Consumption, as a central feature of the logic of industrial and post-industrial capitalism, requires consumption and A.I. does not require to consume, and as a result, according to the logic of capitalism, it will forever be a tool and a means, rather than a citizen participant or some sort of fibre-optic Übermensch. Consequently, no matter how A.I. evolves beyond human beings’ intellectually and autonomously, it will never be able to accommodate the logic of capitalism and its logical requirements for consumption and more importantly mass consumption, which humans are perfectly suited for. At best, A.I. will always be a tool, a means to an end, for the logic of capitalism and humans alike.
Notwithstanding, theoretically, A.I. could surpass the human species, in particular, scientific disciplines and scientific professions. For instance, it could duplicate and surpass humans in mathematics, mathematical physics and administrative disciplines where rules and linguistic parameters are firm and rigid akin to a game of chess (think of the eventual triumph of deep blue over the human mind).  However, in the humanities and in the arts, A.I., lacking all emotions, instincts and intuition could not achieve the artistic achievements of humans, such as the Mona Lisa, Guernica, Grunge Music, the Beatles, Marcel Duchamp’s Urinal etc., regardless of A.I.’s level of sophistication. Only a human can conceive of these irrational and creatively humanist things. Only a human can encompass the emotional and instinctual fervor of Picasso’s “Guernica”.
Granted, A.I. could surpass humans in hard science-based domains, but in artistic terms it could never master the fine arts and the avant-garde arts, etc. Regardless of sophistication, it could not evolve artistically beyond humans as it lacks the instinctual, the emotional and the institutional elements needed to philosophize, to create emotionally charged artworks, conceive of great poems like T.S. Elliot’s “The Hollow Men” or songs like  Nirvana’s “Smells like Teen Spirit” etc.   In these areas and disciplines, A.I. is highly inadequate and conceivably will always be inadequate when it comes to the arts and to the humanities, where rules are lax, pliable, pluralist and in some instances completely lacking.

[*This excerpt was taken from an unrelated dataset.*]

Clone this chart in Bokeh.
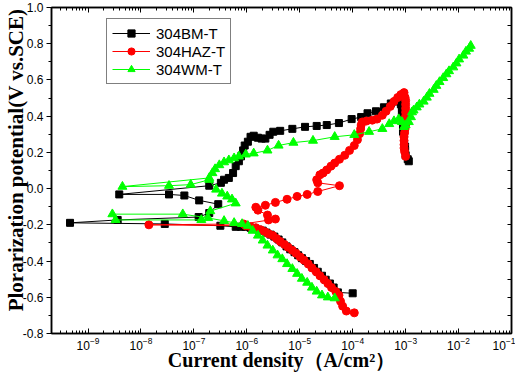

All in all, in my estimation, what Doctor Hawking and his scientific colleagues are expressing is a legitimate fear, a fear which I believe is justified pertaining to their own individual professions and academic disciplines. In reality, A.I. Cyborgs may very well eventually and completely populate the engineering sciences, mathematical sciences and the hard sciences, making humans obsolete in those specific rigid and inflexible rule-based disciplines. However that is the best that A.I. can logically and realistically achieve, if it reaches its maximum technological perfection.  And as for the Terminator/Matrix scenario that these scientists insinuate and put forward, this is pure Hollywood nonsense, Sheldon Cooper’s nonsensical musings, as if humans would ever forget to implement into any A.I. technology an On/Off  switch and/or, my personal favorite, a solid Blade-Runner expiration date.